Cashing in on hurricanes
Helping customers has a much better future than taking advantage of them
It seems we’re having a very active, and for far too many disastrous, hurricane season, but it brings with it so many business opportunities.
For instance, there are the looters. I imagine many of them would consider themselves smart entrepreneurs, who don’t need venture capital. We used to shoot looters on site. I’m not sure what happens to them now, but it seems to have become a desirable career for far too many.
Then, hardly one step above, there are the supposedly “legitimate” businesses that like to take advantage. We’ve had reports of $99 for a bottle of water in Houston and $300 for a case of water in Florida. Whoever would have thought water could be more expensive than single-malt Scotch?
But the profiteers were not all small businesses. As the hurricanes approached, plane tickets from some of the Caribbean islands were $6,000 or more, one way, and that was coach – not first class!
Getting out of Florida as Irma approached was far more reasonable, at only $3,000, or thereabouts. Of course, some airlines blamed it on their computer pricing models, but once Florida’s attorney general got involved, the prices came down quickly. Some airlines capped all flights out of Florida to wherever at $99 or $95. Amazing! I wonder if the attorney general got them a break on the price of fuel or something?
In all fairness, what do airlines have to lose? So many people already hate them anyway. When’s the last time you flew because you wanted to go for a plane ride? They took the fun out of flying oh so long ago.

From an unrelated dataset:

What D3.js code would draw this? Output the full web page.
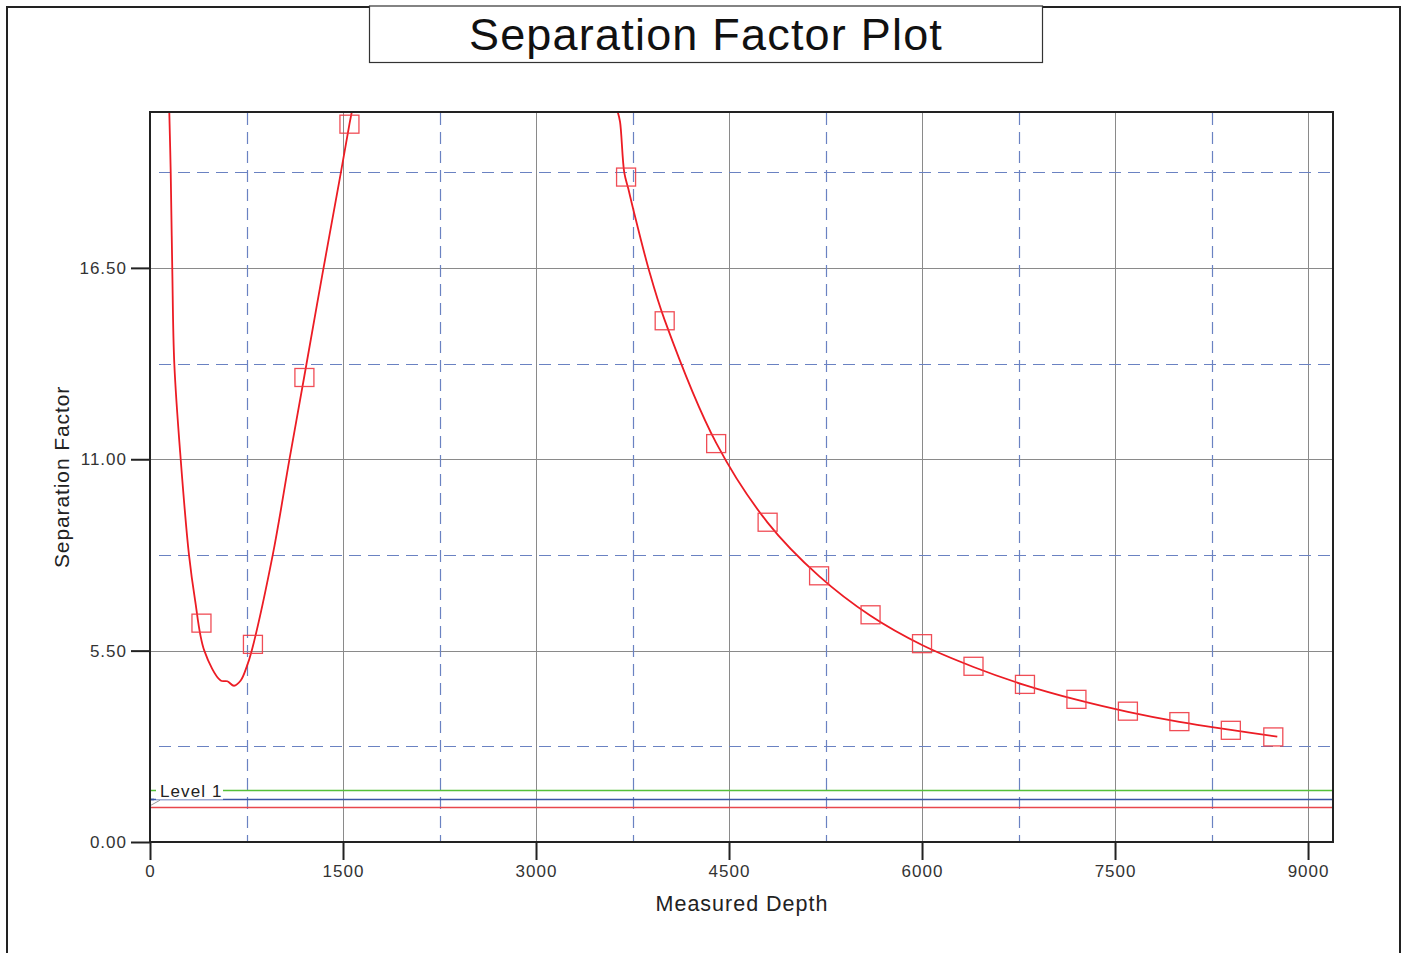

The seats are so close together, we wonder if we should take our legs off and put them in the overhead. Don’t worry if your legs aren’t detachable; mine aren’t either. In any case, there’s no room in the overhead compartments.
Years ago, flying was such a pleasant experience. The seats were comfortable; you were treated like a real person. On longer flights, you got a meal.
OK, even in first class, it wasn’t like eating at a great restaurant, but it was usually reasonable. I used to look forward to the hot towels just before landing. Now, it’s just a cattle car, and they wonder why we don’t want to fly unless we absolutely must.
If you paid $6,000, or even just $3,000, to get you out of harm’s way, what would you think of that cattle car company? Would you recommend it?
I’m not saying I’ll never fly again. If I have a client who calls from San Jose, I’m not going to drive.
But I can tell you I gave up flying to St. Martin to sail in the Heineken Regatta years ago. It just didn’t make sense to spend all that money to build up that sailing euphoria and not even be able to get it back to Logan Airport. Yes, the airlines are doing well, but they have no idea how much more they could be making.
If they really wanted to make money off the hurricanes, they should have offered more flights to get people out of harm’s way. Yes, I know, they’ll tell us they didn’t have the planes or the crews, but that’s only because they’ve been trying to get their load factors to 100 percent and keep us as miserable as possible. It leaves them nothing in reserve.
If they cared at all about us, their load factors would be lower and they would make a lot more money. You see, people like me, and there are so many of us, would fly, even when we didn’t absolutely have to.
Let’s take a look at a few other companies that took advantage of the hurricanes.
Home Depot and Lowe’s called the governors of the affected states and asked, “What can we do to help?” They already had ample supplies of plywood and other necessary items, and the prices stayed the same.
Interestingly, long after the crisis has passed, their customers will remember. Is it any surprise companies like this always seem to do well?
What kind of business do you want to be? Helping customers out of a jam has a much better future than taking advantage of them.